Rennes. Deux mille ans d’histoire au couvent des Jacobins
Leïla Marchand / Photos : Jérôme Fouquet
Source - http://www.ouest-france.fr/actu/actuLocale_-Rennes.-Deux-mille-ans-d-histoire-au-couvent-des-Jacobins-[galerie-photos]_40771-2040065-pere-region--35238-abd_filDMA.Htm
Les fouilles archéologiques du couvent des Jacobins ont révélé leurs premiers vestiges : voie romaine, céramiques, sépultures, boutons…
Des Romains y avaient construit un quartier commerçant, des centaines de pèlerins y ont prié, Anne de Bretagne s’y est fiancée et des militaires l’ont réquisitionné… Le sol du couvent des Jacobins, un édifice du XIVe siècle, est riche d’une histoire de deux millénaires. Le site est actuellement étudié à la loupe par une quinzaine d’archéologues de l’Institut national de recherches archéologiques préventives (Inrap), dirigés par Gaëtan Le Cloirec.
8 000 m2 de fouilles
Depuis le 30 novembre, ce couvent près de la place Sainte-Anne est le théâtre d’un gigantesque chantier de fouille archéologique de 8 000 m².
Chaque couche de terre ou de béton retirée met au jour une nouvelle tranche d’histoire. « Tout l’enjeu consiste à faire apparaître cette chronologie historique dans l’étude du bâti, explique Gaëtan Le Cloirec. On va d’abord enlever toute la première épaisseur, le dallage en béton, puis fouiller petit à petit manuellement jusqu’aux strates les plus anciennes. »

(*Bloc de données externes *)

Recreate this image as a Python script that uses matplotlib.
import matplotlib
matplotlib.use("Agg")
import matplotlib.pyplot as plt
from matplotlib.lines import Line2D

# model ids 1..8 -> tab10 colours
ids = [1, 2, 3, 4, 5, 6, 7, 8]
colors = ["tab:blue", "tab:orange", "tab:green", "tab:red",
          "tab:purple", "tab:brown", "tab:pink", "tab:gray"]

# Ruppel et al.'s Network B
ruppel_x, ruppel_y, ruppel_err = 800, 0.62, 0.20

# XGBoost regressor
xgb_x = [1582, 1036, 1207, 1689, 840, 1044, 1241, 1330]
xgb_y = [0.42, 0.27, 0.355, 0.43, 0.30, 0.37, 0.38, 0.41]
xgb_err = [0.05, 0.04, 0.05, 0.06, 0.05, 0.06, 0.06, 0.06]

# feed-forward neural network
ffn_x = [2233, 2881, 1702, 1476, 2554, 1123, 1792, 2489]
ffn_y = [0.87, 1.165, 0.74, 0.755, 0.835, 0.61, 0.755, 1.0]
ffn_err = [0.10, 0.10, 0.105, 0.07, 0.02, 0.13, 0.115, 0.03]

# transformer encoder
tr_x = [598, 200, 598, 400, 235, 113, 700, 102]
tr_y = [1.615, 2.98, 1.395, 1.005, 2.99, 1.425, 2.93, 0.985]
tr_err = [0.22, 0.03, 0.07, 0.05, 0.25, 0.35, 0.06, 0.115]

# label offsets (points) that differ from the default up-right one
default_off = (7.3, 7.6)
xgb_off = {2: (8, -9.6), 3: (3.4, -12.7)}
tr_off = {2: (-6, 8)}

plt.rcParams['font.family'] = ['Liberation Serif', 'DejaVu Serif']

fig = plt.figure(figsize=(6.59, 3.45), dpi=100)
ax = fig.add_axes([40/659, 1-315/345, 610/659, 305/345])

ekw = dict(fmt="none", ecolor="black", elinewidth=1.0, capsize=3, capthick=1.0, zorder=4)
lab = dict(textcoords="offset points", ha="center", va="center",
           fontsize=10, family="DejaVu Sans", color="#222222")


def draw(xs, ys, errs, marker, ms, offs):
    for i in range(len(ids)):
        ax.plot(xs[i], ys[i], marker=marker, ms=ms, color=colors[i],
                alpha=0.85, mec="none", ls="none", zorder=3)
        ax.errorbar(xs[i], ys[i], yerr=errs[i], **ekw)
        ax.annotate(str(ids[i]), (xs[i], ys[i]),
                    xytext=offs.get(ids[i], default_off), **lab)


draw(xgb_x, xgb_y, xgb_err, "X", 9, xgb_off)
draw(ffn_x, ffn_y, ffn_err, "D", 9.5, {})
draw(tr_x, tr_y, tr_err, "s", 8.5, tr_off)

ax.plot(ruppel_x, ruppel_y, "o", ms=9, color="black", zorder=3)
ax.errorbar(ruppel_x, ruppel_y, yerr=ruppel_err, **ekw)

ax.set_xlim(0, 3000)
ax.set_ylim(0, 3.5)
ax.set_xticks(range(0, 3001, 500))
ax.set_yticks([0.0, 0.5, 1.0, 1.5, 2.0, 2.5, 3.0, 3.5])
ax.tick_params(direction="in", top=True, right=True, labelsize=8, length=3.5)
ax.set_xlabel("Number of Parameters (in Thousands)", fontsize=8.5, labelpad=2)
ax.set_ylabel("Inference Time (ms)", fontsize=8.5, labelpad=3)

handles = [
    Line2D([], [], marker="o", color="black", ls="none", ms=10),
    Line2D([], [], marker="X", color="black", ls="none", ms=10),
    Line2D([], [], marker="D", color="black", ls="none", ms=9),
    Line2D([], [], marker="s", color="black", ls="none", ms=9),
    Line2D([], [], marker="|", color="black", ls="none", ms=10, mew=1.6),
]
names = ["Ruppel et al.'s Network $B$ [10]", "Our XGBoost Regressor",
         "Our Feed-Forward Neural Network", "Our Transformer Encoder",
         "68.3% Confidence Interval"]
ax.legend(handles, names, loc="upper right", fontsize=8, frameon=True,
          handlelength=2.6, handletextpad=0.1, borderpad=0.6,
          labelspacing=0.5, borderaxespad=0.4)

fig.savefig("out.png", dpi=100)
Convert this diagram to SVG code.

Rue Le Bastard version gallo-romaine
La première phase de fouille concerne le jardin du cloître. Après trois semaines de décapage du sol, « des choses sont apparues » : des fondations de murs, une chaussée, des caniveaux pour les eaux usées, des céramiques. Les archéologues sont parvenus à imaginer le décor de l’époque.
Entre le Ier et le IVe siècle, quand Rennes s’appelait encore Condate, une voie romaine majeure traversait le jardin du nord au sud. « Au IIe siècle ils ont même ajouté une galerie piétonne. C’était un quartier très fréquenté, dynamique, avec probablement des commerces d’orfèvrerie. On pourrait la comparer avec la rue Le Bastard aujourd’hui ! »
Une vingtaine de squelettes
Des vestiges de l’époque médiévale ont aussi été mis au jour. Outre des vases, des clous rouillés, des pavés, de la monnaie, une vingtaine de sépultures étaient éparpillées dans le jardin. Du XVe au XVIIe siècle, le cloître devait servir de cimetière.« C’est une population hétéroclite. Des femmes, des vieillards, des enfants de dix ans, d’origine modeste ou plus noble, raconte l’archéologue. On a même trouvé des gens qui avaient la syphilis ou les vertèbres soudées. Ça donne une idée de l’état sanitaire de la population de l’époque ! »
Des boutons militaires
Au beau milieu du jardin du cloître, de larges fosses en schiste pourpre sont sorties du sol. Ces fondations ont dû être construites par l’armée au XXe siècle, qui avait réquisitionné le bâtiment. « Ces cuves étaient peut-être liées à une activité de blanchisserie », suppose les chercheurs.
Dans une fosse, une découverte plus surprenante : des dizaines de boutons. De toutes formes, agglomérés tous ensemble par la rouille, ces boutons devaient être stockés pour les vêtements des militaires.
Pas assez de place pour tous les pèlerins
Les archéologues s’attaquent actuellement à l’intérieur des bâtiments. Les premiers travaux révèlent une série d’enfeux dans la galerie sud. Ce sont des sépultures de notables de la ville encastrées dans les murs. Des empreintes révèlent que le mur a été repoussé pour agrandir cette galerie. Révélateur, d’après les architectes. « Au XVIIe siècle, le site avait une forte aura. Des pèlerins venaient de partout pour vénérer, dans la chapelle, la vierge de Notre-Dame-de-Bonne-Nouvelle, réputée pour apporter protection. Et c’est aussi ici qu’Anne de Bretagne s’est fiancée. Il fallait agrandir la galerie pour accueillir cette foule ! »
En 2013, place aux architectes
L’opération de fouille devrait durer entre 15 et 18 mois. En 2013, les archéologues devront laisser la place aux architectes. En 2016, le site accueillera le futur centre des congrès. Ce projet d’ampleur porté par Rennes Métropole comprendra deux auditoriums (1 000 et 300 places), un espace d’exposition et une vingtaine de salles de réunion pour une surface de 13 000 m².